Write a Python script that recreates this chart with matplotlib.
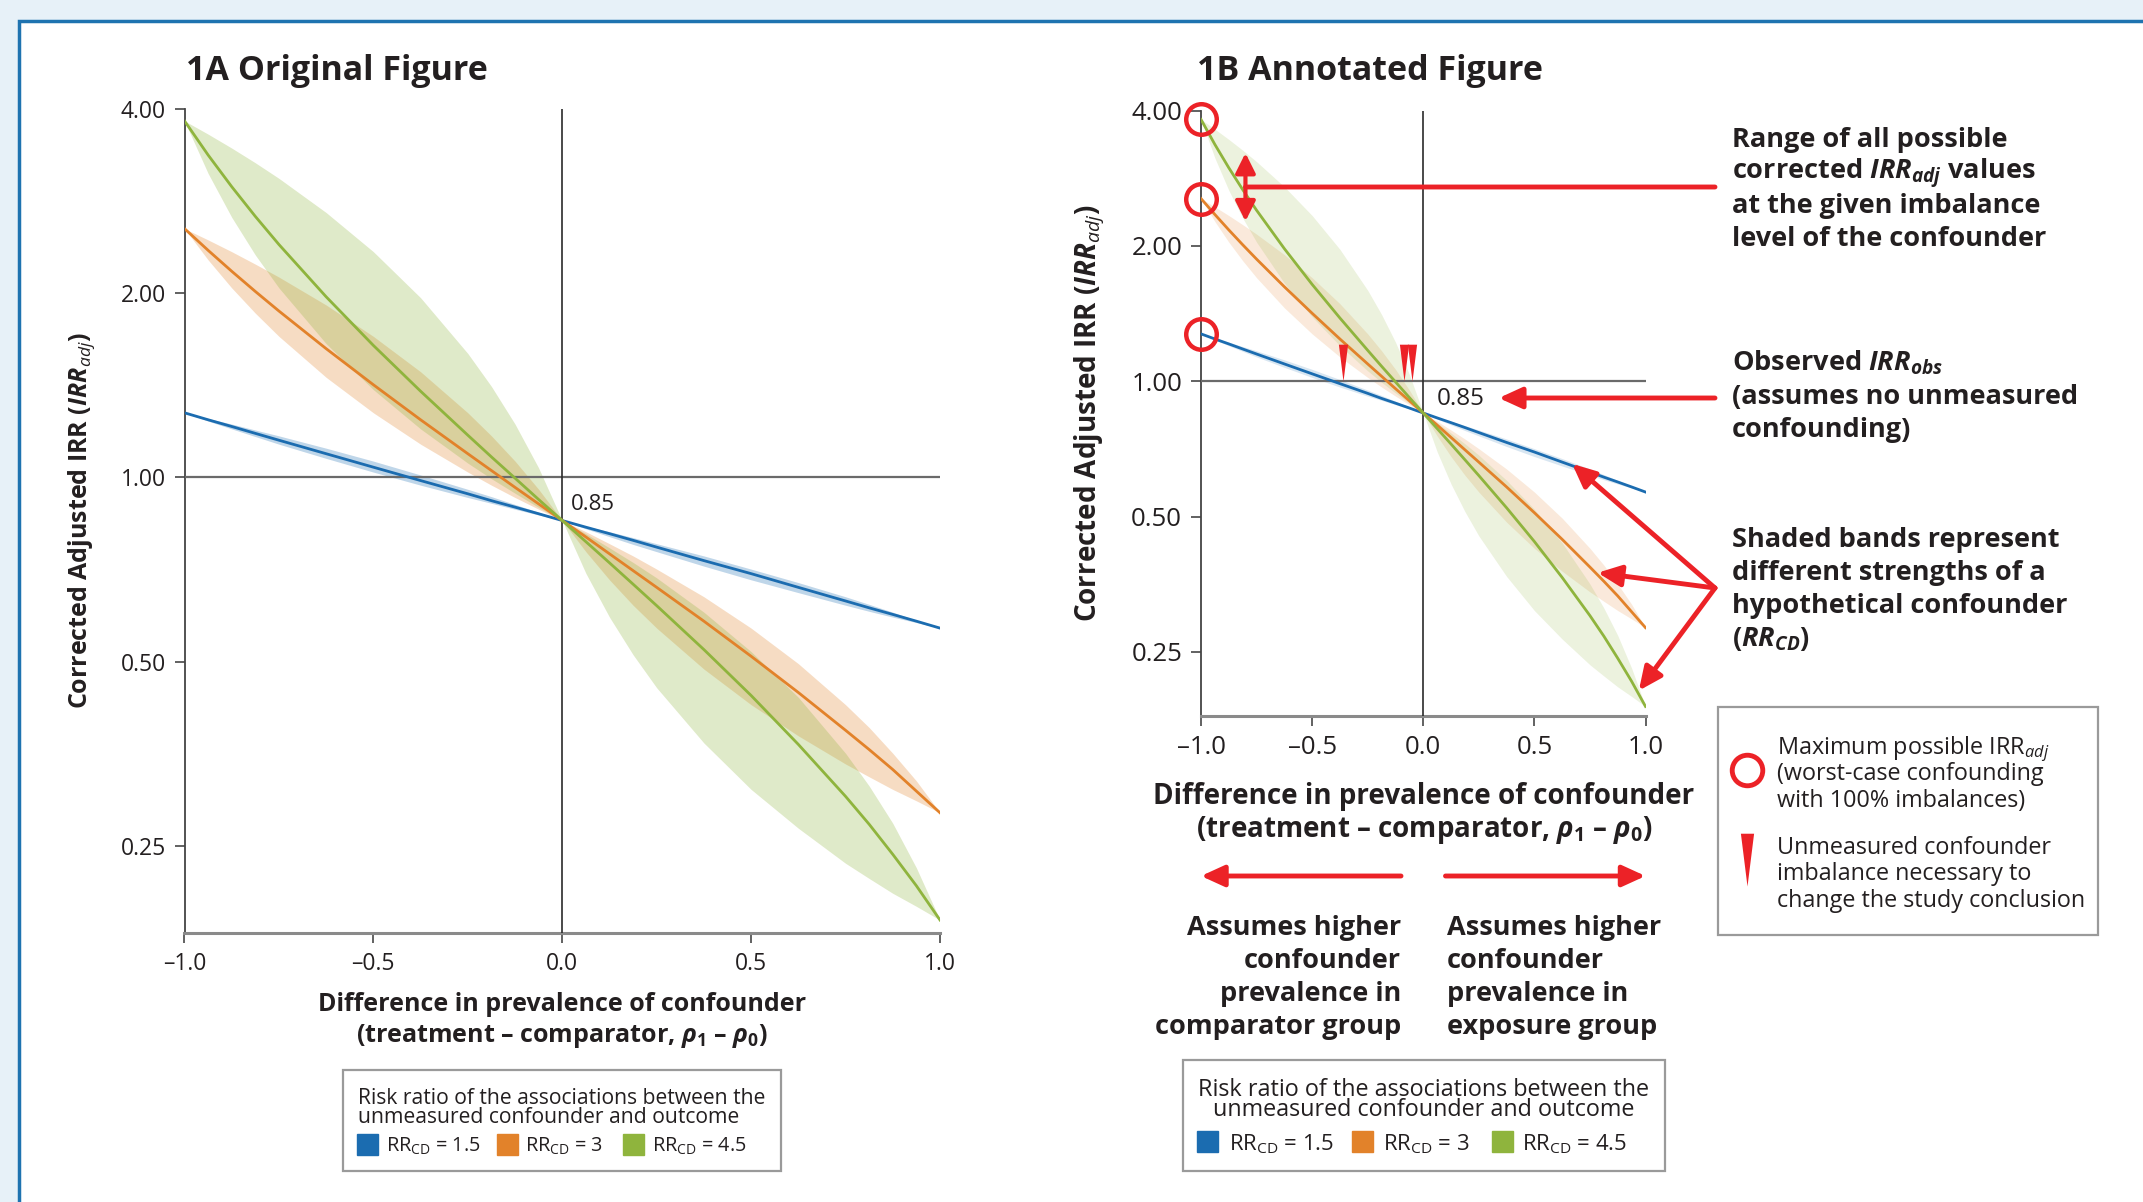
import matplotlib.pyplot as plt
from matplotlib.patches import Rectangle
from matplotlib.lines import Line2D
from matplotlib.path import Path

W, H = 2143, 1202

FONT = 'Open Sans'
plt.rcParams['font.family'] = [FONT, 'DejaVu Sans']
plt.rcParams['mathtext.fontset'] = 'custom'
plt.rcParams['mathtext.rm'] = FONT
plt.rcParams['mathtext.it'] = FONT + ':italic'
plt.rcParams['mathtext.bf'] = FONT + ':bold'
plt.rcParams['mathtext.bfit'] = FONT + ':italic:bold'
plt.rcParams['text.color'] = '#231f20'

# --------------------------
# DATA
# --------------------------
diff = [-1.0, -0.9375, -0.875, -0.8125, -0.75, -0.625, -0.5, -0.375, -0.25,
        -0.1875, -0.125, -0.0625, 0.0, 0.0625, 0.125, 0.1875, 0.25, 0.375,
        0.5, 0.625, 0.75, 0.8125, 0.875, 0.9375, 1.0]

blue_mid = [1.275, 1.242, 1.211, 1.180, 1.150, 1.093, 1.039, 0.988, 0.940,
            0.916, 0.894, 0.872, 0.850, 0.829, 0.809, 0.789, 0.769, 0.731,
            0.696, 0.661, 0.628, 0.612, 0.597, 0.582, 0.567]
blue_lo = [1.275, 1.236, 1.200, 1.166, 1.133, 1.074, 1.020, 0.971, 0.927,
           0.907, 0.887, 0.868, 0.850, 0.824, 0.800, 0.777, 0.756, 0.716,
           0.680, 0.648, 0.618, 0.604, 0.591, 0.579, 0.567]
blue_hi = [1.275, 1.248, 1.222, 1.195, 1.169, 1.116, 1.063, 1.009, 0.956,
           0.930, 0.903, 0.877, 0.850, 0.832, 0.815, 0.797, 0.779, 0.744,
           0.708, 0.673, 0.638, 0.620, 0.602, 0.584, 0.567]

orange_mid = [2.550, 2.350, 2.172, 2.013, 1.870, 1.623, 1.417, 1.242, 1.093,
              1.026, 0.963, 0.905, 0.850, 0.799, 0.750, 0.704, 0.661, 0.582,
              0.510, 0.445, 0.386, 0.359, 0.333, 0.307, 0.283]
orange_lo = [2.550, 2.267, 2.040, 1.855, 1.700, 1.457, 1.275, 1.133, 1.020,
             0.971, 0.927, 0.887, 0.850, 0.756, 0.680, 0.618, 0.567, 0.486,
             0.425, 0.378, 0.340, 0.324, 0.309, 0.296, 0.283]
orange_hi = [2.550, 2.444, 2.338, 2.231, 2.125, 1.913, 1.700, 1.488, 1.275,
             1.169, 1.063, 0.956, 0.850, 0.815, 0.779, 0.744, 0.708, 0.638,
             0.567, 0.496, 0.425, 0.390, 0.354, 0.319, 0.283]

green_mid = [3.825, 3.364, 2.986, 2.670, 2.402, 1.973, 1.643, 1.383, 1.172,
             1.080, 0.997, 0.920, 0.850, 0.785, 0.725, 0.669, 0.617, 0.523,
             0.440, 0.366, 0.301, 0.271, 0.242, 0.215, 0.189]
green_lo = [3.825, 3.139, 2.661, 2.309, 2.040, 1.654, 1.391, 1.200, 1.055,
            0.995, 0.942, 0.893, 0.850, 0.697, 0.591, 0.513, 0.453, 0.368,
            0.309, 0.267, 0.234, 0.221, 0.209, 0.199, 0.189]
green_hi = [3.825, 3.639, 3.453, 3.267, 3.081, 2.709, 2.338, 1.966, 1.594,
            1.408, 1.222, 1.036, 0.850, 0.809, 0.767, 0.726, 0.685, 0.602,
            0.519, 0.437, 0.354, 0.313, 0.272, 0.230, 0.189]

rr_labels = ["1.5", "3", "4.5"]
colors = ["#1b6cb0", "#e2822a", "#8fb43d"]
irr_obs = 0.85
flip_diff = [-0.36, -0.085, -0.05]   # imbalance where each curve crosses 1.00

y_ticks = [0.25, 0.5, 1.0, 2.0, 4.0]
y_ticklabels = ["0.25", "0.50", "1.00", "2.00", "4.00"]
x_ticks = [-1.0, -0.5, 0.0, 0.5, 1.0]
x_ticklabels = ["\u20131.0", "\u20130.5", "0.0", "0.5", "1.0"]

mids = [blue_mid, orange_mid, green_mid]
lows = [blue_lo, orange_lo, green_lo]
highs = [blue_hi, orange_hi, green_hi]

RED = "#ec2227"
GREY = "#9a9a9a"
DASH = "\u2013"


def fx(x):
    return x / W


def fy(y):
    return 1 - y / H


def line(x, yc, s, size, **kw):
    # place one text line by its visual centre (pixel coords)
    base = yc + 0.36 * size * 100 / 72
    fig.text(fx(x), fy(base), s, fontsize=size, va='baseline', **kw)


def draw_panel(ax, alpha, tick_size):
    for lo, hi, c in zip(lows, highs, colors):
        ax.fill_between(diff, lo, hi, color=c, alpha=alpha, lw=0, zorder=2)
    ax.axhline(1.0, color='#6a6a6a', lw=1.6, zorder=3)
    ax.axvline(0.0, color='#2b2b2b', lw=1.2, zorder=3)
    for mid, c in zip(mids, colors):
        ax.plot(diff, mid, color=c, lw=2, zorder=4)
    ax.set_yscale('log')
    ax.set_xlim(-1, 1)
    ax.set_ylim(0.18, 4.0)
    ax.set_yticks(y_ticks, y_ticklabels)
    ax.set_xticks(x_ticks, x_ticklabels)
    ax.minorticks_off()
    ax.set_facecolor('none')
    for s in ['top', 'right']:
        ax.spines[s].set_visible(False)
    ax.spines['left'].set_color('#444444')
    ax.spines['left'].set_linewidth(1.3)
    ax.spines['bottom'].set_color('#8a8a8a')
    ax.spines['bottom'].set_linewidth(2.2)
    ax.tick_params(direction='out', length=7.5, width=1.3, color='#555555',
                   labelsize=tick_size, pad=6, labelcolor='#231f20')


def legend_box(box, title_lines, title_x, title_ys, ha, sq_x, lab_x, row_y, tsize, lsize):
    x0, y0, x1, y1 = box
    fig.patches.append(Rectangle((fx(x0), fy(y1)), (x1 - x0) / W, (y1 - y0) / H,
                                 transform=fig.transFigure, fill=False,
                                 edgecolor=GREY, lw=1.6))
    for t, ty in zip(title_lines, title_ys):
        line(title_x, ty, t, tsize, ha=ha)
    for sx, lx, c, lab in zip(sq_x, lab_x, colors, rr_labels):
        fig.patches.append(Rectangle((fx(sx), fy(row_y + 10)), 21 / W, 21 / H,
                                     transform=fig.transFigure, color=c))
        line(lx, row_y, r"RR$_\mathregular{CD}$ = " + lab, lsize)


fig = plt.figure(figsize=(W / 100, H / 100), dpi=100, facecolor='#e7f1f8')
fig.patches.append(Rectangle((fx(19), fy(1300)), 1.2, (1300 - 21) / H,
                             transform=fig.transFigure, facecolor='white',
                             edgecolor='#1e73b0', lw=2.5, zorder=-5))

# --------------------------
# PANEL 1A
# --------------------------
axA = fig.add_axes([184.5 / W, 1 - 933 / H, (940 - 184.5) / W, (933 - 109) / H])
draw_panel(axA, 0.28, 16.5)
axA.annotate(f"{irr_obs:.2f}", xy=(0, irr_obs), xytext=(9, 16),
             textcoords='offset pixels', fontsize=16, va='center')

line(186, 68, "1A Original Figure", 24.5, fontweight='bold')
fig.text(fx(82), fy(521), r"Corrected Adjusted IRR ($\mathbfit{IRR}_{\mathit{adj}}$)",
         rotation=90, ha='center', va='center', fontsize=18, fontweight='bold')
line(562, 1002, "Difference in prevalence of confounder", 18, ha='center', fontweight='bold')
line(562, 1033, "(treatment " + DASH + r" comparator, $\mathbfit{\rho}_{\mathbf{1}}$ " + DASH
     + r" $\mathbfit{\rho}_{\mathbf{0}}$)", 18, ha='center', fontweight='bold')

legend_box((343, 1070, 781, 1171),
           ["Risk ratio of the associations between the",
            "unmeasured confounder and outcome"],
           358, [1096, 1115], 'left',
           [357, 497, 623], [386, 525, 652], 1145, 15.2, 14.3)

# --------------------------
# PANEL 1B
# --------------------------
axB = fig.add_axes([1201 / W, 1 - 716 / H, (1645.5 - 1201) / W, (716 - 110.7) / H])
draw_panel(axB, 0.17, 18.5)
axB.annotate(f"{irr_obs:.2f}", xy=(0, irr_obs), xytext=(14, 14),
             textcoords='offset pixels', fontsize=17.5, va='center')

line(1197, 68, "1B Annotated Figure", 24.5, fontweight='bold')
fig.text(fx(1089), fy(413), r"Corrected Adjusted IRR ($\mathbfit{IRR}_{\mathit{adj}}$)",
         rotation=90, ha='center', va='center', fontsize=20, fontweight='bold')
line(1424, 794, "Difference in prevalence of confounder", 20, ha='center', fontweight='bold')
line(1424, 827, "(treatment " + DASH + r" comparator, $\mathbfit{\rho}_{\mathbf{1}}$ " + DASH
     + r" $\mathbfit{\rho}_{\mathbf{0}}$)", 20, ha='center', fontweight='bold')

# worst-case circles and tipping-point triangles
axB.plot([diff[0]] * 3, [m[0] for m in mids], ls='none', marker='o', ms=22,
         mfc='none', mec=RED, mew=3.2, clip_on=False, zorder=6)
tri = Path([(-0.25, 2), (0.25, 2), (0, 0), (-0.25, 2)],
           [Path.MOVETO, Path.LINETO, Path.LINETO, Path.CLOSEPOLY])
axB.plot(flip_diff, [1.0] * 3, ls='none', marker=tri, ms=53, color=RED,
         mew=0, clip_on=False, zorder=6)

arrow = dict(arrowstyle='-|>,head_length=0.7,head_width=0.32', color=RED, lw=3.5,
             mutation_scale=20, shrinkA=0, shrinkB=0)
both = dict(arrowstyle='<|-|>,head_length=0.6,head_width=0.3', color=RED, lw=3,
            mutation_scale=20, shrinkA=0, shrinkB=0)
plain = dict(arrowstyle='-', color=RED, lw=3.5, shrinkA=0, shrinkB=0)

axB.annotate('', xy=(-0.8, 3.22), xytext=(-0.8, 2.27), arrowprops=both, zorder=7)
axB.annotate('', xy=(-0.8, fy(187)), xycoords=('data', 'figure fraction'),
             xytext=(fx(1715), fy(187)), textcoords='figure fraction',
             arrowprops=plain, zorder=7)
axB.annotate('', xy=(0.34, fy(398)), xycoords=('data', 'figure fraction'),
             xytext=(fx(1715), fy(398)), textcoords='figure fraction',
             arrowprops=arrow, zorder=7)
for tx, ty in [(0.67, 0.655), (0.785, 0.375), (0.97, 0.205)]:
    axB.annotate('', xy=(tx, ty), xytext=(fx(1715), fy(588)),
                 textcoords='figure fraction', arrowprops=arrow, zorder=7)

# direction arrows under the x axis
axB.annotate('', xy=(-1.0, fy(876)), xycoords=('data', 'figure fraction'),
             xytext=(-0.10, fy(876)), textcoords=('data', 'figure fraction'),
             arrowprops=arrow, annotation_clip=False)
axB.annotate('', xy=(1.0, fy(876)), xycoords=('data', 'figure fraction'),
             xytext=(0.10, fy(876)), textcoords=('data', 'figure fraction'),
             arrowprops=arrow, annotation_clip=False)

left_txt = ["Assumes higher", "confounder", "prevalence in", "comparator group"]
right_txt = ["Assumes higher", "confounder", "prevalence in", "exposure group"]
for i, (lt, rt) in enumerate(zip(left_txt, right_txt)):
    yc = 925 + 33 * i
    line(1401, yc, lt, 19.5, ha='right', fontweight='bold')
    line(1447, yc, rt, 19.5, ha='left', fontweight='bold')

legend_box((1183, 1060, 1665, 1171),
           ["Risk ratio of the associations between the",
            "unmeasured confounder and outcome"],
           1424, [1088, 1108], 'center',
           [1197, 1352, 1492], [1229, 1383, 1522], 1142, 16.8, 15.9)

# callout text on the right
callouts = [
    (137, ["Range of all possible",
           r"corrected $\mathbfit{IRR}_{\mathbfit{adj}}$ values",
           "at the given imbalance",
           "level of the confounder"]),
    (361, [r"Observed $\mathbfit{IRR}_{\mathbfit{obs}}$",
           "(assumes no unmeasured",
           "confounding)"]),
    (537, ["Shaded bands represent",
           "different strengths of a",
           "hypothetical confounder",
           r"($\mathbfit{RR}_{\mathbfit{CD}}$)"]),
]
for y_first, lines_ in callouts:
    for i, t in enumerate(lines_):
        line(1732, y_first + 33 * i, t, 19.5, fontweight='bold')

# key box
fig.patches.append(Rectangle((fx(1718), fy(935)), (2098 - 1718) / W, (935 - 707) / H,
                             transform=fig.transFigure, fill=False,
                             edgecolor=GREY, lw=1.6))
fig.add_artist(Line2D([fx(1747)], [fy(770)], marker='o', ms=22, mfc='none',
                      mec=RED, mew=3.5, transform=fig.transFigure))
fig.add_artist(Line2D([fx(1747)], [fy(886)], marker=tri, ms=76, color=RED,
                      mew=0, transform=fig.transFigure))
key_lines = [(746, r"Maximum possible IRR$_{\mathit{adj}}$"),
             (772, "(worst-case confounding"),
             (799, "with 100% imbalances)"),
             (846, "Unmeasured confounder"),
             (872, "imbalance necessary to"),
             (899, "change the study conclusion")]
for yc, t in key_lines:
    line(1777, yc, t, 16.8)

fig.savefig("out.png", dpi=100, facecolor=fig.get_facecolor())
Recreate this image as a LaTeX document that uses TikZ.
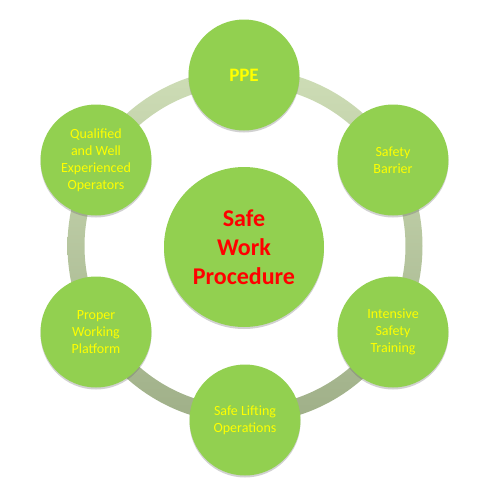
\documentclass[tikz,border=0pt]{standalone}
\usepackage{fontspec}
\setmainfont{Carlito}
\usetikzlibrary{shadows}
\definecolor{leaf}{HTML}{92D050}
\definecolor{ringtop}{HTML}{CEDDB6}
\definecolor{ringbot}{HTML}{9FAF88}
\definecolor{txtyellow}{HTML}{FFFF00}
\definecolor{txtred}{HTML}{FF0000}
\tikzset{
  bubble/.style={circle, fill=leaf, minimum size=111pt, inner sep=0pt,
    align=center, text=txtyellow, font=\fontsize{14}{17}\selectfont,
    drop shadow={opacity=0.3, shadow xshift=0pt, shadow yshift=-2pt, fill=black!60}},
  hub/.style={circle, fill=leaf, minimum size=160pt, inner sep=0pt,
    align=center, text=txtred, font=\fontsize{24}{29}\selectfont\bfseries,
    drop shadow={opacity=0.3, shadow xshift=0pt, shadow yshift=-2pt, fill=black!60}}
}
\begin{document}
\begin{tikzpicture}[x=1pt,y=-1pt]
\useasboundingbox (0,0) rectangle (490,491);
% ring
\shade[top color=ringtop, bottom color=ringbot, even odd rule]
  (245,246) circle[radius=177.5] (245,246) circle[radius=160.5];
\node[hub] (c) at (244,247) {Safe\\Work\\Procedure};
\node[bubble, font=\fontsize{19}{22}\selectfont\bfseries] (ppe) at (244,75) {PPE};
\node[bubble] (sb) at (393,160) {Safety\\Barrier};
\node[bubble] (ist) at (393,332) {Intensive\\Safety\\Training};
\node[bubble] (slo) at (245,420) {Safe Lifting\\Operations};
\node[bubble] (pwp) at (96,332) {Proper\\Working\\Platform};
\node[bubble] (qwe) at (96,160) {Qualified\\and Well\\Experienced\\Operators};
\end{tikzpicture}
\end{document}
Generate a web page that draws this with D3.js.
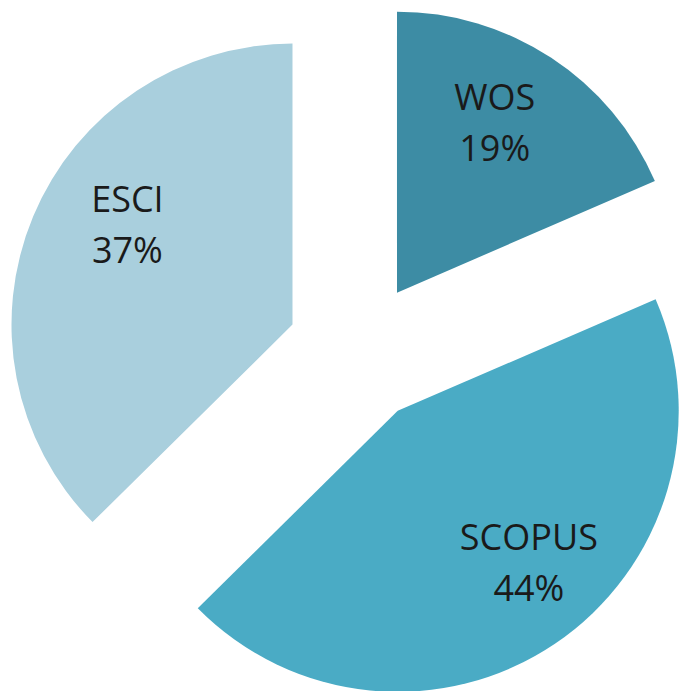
----------
### Given instruction
Repeat, with no pictures, each line from the beginning of the data through the line containing "0.5, 0.625, 0.75, 0.8125, 0.875, 0.9375, 1.0]", inclusive.

### Solution below
Write a Python script that recreates this chart with matplotlib.
import matplotlib.pyplot as plt
from matplotlib.patches import Rectangle
from matplotlib.lines import Line2D
from matplotlib.path import Path

W, H = 2143, 1202

FONT = 'Open Sans'
plt.rcParams['font.family'] = [FONT, 'DejaVu Sans']
plt.rcParams['mathtext.fontset'] = 'custom'
plt.rcParams['mathtext.rm'] = FONT
plt.rcParams['mathtext.it'] = FONT + ':italic'
plt.rcParams['mathtext.bf'] = FONT + ':bold'
plt.rcParams['mathtext.bfit'] = FONT + ':italic:bold'
plt.rcParams['text.color'] = '#231f20'

# --------------------------
# DATA
# --------------------------
diff = [-1.0, -0.9375, -0.875, -0.8125, -0.75, -0.625, -0.5, -0.375, -0.25,
        -0.1875, -0.125, -0.0625, 0.0, 0.0625, 0.125, 0.1875, 0.25, 0.375,
        0.5, 0.625, 0.75, 0.8125, 0.875, 0.9375, 1.0]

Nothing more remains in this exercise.